Tuesday, May 18, 2010

Teachers in Fiction

This summer I recently read the book Speak by Laurie Halse Anderson. The book focuses on a girl named Melinda who has been severely traumatized. As a result, she socially isolates herself, and rarely speaks, and whenever she does it's only small words or short sentences. She goes through a long process of self-growth and by the end of the book, she manages to come to terms with the trauma. Tonight, I saw the movie based on the book on Lifetime, and watched it with my fiance Dustin.

Dustin got really angry at the movie for the way it portrayed the adults--especially the teachers, since he's a teacher himself. They all appeared completely oblivious to Melinda's situation--the fact she is manically depressed and socially withdrawn.
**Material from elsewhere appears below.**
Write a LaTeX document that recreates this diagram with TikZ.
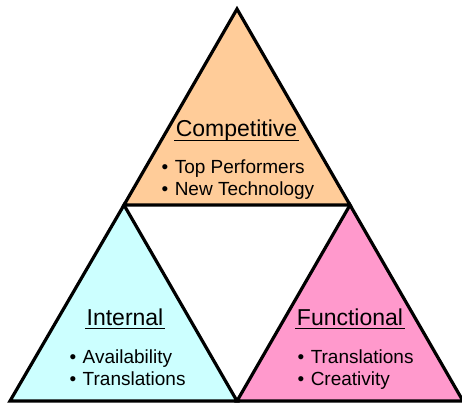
\documentclass[tikz,border=0pt]{standalone}
\usepackage{fontspec}
\setmainfont{Liberation Sans}
\usetikzlibrary{positioning}
\definecolor{compfill}{HTML}{FFCC99}
\definecolor{intfill}{HTML}{CCFFFF}
\definecolor{funcfill}{HTML}{FF99CC}
\newcommand{\bul}{\textbullet\hspace{6.5pt}}

\begin{document}
\begin{tikzpicture}[x=1pt, y=-1pt, line width=3.2pt,
    head/.style={inner sep=0pt, anchor=base, font=\fontsize{23}{26}\selectfont},
    item/.style={inner sep=0pt, anchor=base west, font=\fontsize{19}{22}\selectfont}]
  \useasboundingbox (0,0) rectangle (462,403);
  % corners of the three triangles
  \coordinate (apex) at (237,9);
  \coordinate (ml) at (124,205);
  \coordinate (mr) at (350,205);
  \coordinate (bl) at (10,401);
  \coordinate (bm) at (237,401);
  \coordinate (br) at (463,401);
  \filldraw[fill=compfill] (apex) -- (ml) -- (mr) -- cycle;
  \filldraw[fill=intfill] (ml) -- (bl) -- (bm) -- cycle;
  \filldraw[fill=funcfill] (mr) -- (bm) -- (br) -- cycle;
  % headings, underlined by hand
  \node[head] (comp) at (236.5,137) {Competitive};
  \node[head] (int) at (125,325) {Internal};
  \node[head] (func) at (350,325) {Functional};
  \foreach \h in {comp, int, func}
    \draw[line width=1.7pt] ([yshift=-3.5pt]\h.base west) -- ([yshift=-3.5pt]\h.base east);
  % bullet lists, one node per line
  \foreach \t [count=\i] in {Top Performers, New Technology}
    \node[item] (comp\i) at (160,152+22*\i) {\bul \t};
  \foreach \t [count=\i] in {Availability, Translations}
    \node[item] (int\i) at (68,341+22*\i) {\bul \t};
  \foreach \t [count=\i] in {Translations, Creativity}
    \node[item] (func\i) at (296,341+22*\i) {\bul \t};
\end{tikzpicture}
\end{document}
They attribute her failing grades and lack of class participation to an attitude problem. Then there is the situation of the horrible social studies teacher "Mr. Neck" who is a complete jerk to Melinda, changes the requirements of her make-up assignment at the last minute, and when she refuses to cooperate he sends her to the principal. The principal is hardly sympathetic, and blame kept being shifted between parents and teachers. Dustin said, "These teachers are always villanized. Why does the character have to undergo growth alone?! Why can't they grow through the help of their teachers? In real life, Mr. Neck would've gotten suspended. The principal and teachers would've known something was up with Melinda. I know when something is even slightly off with my students!"

I started thinking about it. There are a lot of awful teachers in fiction, particularly ones featuring dysfunctional or depressed teenagers. Is it just a feature of the genre? They don't always have bad teachers, there's always that one teacher that has an understanding. There are bad teachers in real life, but are there any as extreme as some of the ones we see in fiction? Why do the teachers not push the student(s) further when they know for certain there's a problem? Why are they made to seem so apathetic or oblivious to their students? I think this trope is also more prevalent in movies/TV than books. Specifically, I think of all those "inspirational" teaching films like Freedom Writers, Take the Lead, Stand and Deliver, etc. Many of these teachers in the films are awful or have given up on all these students. The principals are apathetic and also burned out. Then the teacher who is successful is one with unconventional methods and is automatically hated or resented by the rest of the teaching staff.

What do you make of this trend? Is it bothersome to you? Why aren't there as many positive and active teachers in TV/movies? If it's not irritating, do you just write it off as being part of the plot line--sort of like suspending your disbelief? Do you think the amount of "bad" teachers in film outweigh the "good"? What other ways are teachers stereotyped both negative and positive?